4. Describe how, and identify where in your code, you trained your model. The discussion can include the type of optimizer, the batch size, number of epochs and any hyperparameters such as learning rate.

The code for training the model is located in the 14th cell of the Ipython notebook.

To train the model, I used an AdamOptimizer function with 60 epochs or batch size 128. I tried many differnet combinations of epochs and batch sizes and found this to be the best in terms of time to train and accuracy achieved. I used a learning rate of 0.001. Again after trying rates ranging from 0.005 to 0.0005, I found 0.001 to be the best balance of speed and performance.

5. Describe the approach taken for finding a solution. Include in the discussion the results on the training, validation and test sets and where in the code these were calculated. Your approach may have been an iterative process, in which case, outline the steps you took to get to the final solution and why you chose those steps. Perhaps your solution involved an already well known implementation or architecture. In this case, discuss why you think the architecture is suitable for the current problem.
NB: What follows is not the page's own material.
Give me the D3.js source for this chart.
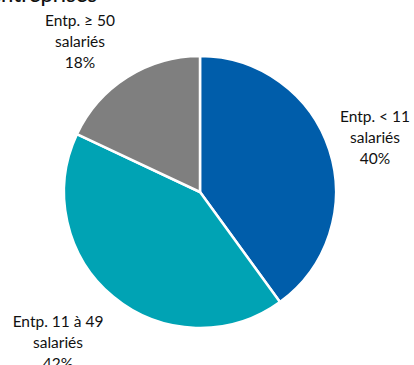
<!DOCTYPE html>
<html>
<head>
<meta charset="utf-8">
<script src="https://cdn.jsdelivr.net/npm/d3@7/dist/d3.min.js"></script>
<style>
  html, body { margin: 0; padding: 0; background: #fff; overflow: hidden; }
  svg { display: block; }
  text { font-family: Lato, "Open Sans", sans-serif; fill: #111; }
</style>
</head>
<body>
<svg id="chart" width="414" height="365"></svg>
<script>
// Répartition par taille d'entreprise
const categories = ["Entp. < 11", "Entp. 11 à 49", "Entp. ≥ 50"];
const values = [40, 42, 18];
const colors = ["#005DAA", "#00A3B4", "#7F7F7F"];
const labelSuffix = "salariés";
// label anchor points (centre of the three-line block)
const labelPos = [[375, 137], [58, 342], [80, 41]];

const W = 414, H = 365;
const svg = d3.select("#chart");

// Title, partially above the visible area
svg.append("text")
  .attr("x", 97).attr("y", 1.5)
  .attr("text-anchor", "end")
  .style("font-size", "22px")
  .style("font-weight", "500")
  .text("Répartition des entreprises");

const cx = 200, cy = 192, r = 136;
const pie = d3.pie().sort(null).value(d => d)(values);
const arc = d3.arc().innerRadius(0).outerRadius(r);

const g = svg.append("g").attr("transform", `translate(${cx},${cy})`);
g.selectAll("path").data(pie).join("path")
  .attr("d", arc)
  .attr("fill", (d, i) => colors[i])
  .attr("stroke", "#fff")
  .attr("stroke-width", 2.5)
  .attr("stroke-linejoin", "round");

const lh = 21;
categories.forEach((c, i) => {
  const [x, y] = labelPos[i];
  const lines = [c, labelSuffix, values[i] + "%"];
  const t = svg.append("text")
    .attr("text-anchor", "middle")
    .style("font-size", "15.5px");
  lines.forEach((s, k) => {
    t.append("tspan")
      .attr("x", x)
      .attr("y", y + (k - 1) * lh + 5.5)
      .text(s);
  });
});
</script>
</body>
</html>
The code for calculating the accuracy of the model is located in the 13th cell of the Ipython notebook.

My final model results were:

  • training set accuracy of 0.999
  • validation set accuracy of 0.976
  • test set accuracy of 0.951

If an iterative approach was chosen:

  • What was the first architecture that was tried and why was it chosen? The first architecture I tried was obviously what we learned in the LeNet lab. That achieved fairly good performance out of the box at 0.92 validation accuracy. Obviously I wanted to improve upon that and try new things.

  • What were some problems with the initial architecture? This architecture did not implement grayscale or normalization and took a long time to train since the images were ill formed for optimization. It also didn't have any dropout implemented.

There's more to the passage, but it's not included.